2016 has continued to test me, but I am still standing. From Ada’s diabetes to financial issues, this year has stressed me out. But I keep telling myself: “It won’t be like this forever.” I even wrote a post on that theme earlier in the year. When we were adjusting to Ada’s diagnosis, when she was coming out of the honeymoon phase and ran high for 2 months, when she broke her arm, when I wasn’t sure how to pay some bills, when I felt like I was drowning, I told myself, “Things will change. It won’t be like this forever.” And things do change. Time changes all things; we adjusted to Ada’s diabetes at the start and after the honeymoon, which was only always temporary. We figured out our financial situation though it took patience and perseverance. But when I was drowning in depression a month ago, time wasn’t moving fast enough. I had to make change. I reached out to friends and family with openness and honesty. And they helped me change my mental situation through encouragement and support. It wasn’t bad forever, but it was bad enough that I couldn’t wait for time to heal my wounds. I needed help to make change now.

Last night I was listening to the Pearl Jam song “Elderly Woman Behind the Counter in a Small Town” and the chorus repeats, “Hearts and thoughts they fade, fade away.” Sometimes we miss the beautiful people and dreams from our own past, and we mourn their passing. But sometimes, especially when one faces a good deal of darkness due to mental illness among other things, we experience dark and sorrowful hearts and thoughts that are equally strong–if not stronger–than the beautiful ones. The good news is that just as we mourn the fading of beauty from our past, we can rely on time to fade the pain of past darkness.
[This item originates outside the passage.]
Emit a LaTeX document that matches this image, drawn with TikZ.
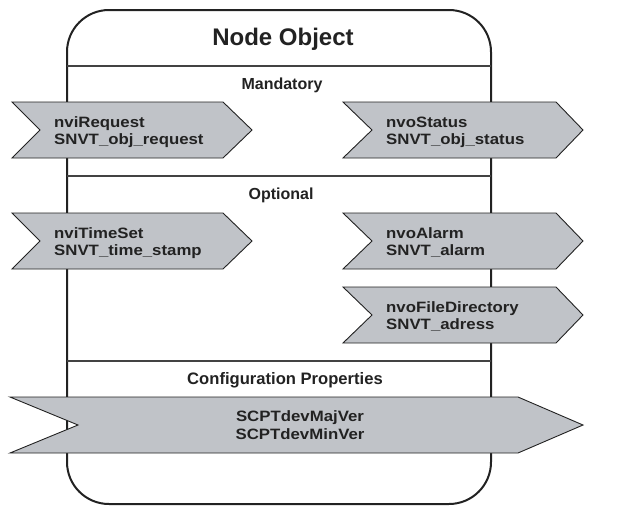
\documentclass[tikz,border=0pt]{standalone}
\usepackage{fontspec}
\setmainfont{Liberation Sans}
\newfontfamily\widefont[FakeStretch=1.12]{Liberation Sans}
\definecolor{chevfill}{HTML}{C0C3C8}
\definecolor{ink}{HTML}{222222}
\begin{document}
\begin{tikzpicture}[x=1pt,y=-1pt,
  boxline/.style={draw=ink,line width=2pt},
  secline/.style={draw=ink!85,line width=1.2pt},
  chev/.style={fill=chevfill,draw=ink,line width=0.9pt,line join=miter},
  lbl/.style={inner sep=0pt,anchor=base west,text=ink,font=\widefont\bfseries\fontsize{15}{17.5}\selectfont},
  clbl/.style={inner sep=0pt,anchor=base,text=ink,font=\widefont\bfseries\fontsize{15}{17.5}\selectfont},
  sec/.style={inner sep=0pt,anchor=base,text=ink,font=\bfseries\fontsize{16}{18}\selectfont},
  ttl/.style={inner sep=0pt,anchor=base,text=ink,font=\bfseries\fontsize{24}{28}\selectfont}]
\useasboundingbox (0,0) rectangle (621,507);
% outer box
\draw[boxline,rounded corners=42pt] (67,10) rectangle (491,504);
% section lines
\coordinate (l1a) at (67,66);  \coordinate (l1b) at (491,66);
\coordinate (l2a) at (67,176); \coordinate (l2b) at (491,176);
\coordinate (l3a) at (67,361); \coordinate (l3b) at (491,361);
\draw[secline] (l1a) -- (l1b);
\draw[secline] (l2a) -- (l2b);
\draw[secline] (l3a) -- (l3b);
% titles
\node[ttl] (title) at (283,45) {Node Object};
\node[sec] (mand) at (282,89) {Mandatory};
\node[sec] (opt) at (281,199) {Optional};
\node[sec,font=\bfseries\fontsize{16.6}{18}\selectfont] (conf) at (285,384) {Configuration Properties};
% chevrons
\draw[chev] (12,102) -- (223,102) -- (252,130) -- (223,158) -- (12,158) -- (40,130) -- cycle;
\draw[chev] (343,102) -- (556,102) -- (583,130) -- (556,158) -- (343,158) -- (372,130) -- cycle;
\draw[chev] (12,213) -- (223,213) -- (252,241) -- (223,269) -- (12,269) -- (40,241) -- cycle;
\draw[chev] (343,213) -- (556,213) -- (583,241) -- (556,269) -- (343,269) -- (372,241) -- cycle;
\draw[chev] (343,287) -- (556,287) -- (583,315) -- (556,343) -- (343,343) -- (372,315) -- cycle;
\draw[chev] (10,397) -- (518,397) -- (583,425) -- (518,453) -- (10,453) -- (78,425) -- cycle;
% chevron texts
\node[lbl] (req1) at (54,127) {nviRequest};
\node[lbl] (req2) at (54,144.5) {SNVT\_obj\_request};
\node[lbl] (sta1) at (386,127) {nvoStatus};
\node[lbl] (sta2) at (386,144.5) {SNVT\_obj\_status};
\node[lbl] (tim1) at (54,238) {nviTimeSet};
\node[lbl] (tim2) at (54,255.5) {SNVT\_time\_stamp};
\node[lbl] (ala1) at (386,238) {nvoAlarm};
\node[lbl] (ala2) at (386,255.5) {SNVT\_alarm};
\node[lbl] (fil1) at (386,312) {nvoFileDirectory};
\node[lbl] (fil2) at (386,329.5) {SNVT\_adress};
\node[clbl] (cp1) at (300,421.5) {SCPTdevMajVer};
\node[clbl] (cp2) at (300,439.5) {SCPTdevMinVer};
\end{tikzpicture}
\end{document}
When I tell myself that it won’t be like this forever, I mean that the sadness, hopelessness, sorrow, and despair I sometimes feel because of my depression–big, deep emotions and painful, dark thoughts–will fade away. It will take time–they linger with me for days, weeks, months, but just like my physical scars, hearts and thoughts they fade, fade away. Keep moving forward and let your past pain fade with time. Let your wounds heal through love and gentleness. You deserve happiness and beauty. Believe in the powers of time, patience, and perseverance. But when you are overwhelmed always ask for help. You can survive the darkness of your illness, and it can fade, but you don’t have to do it alone.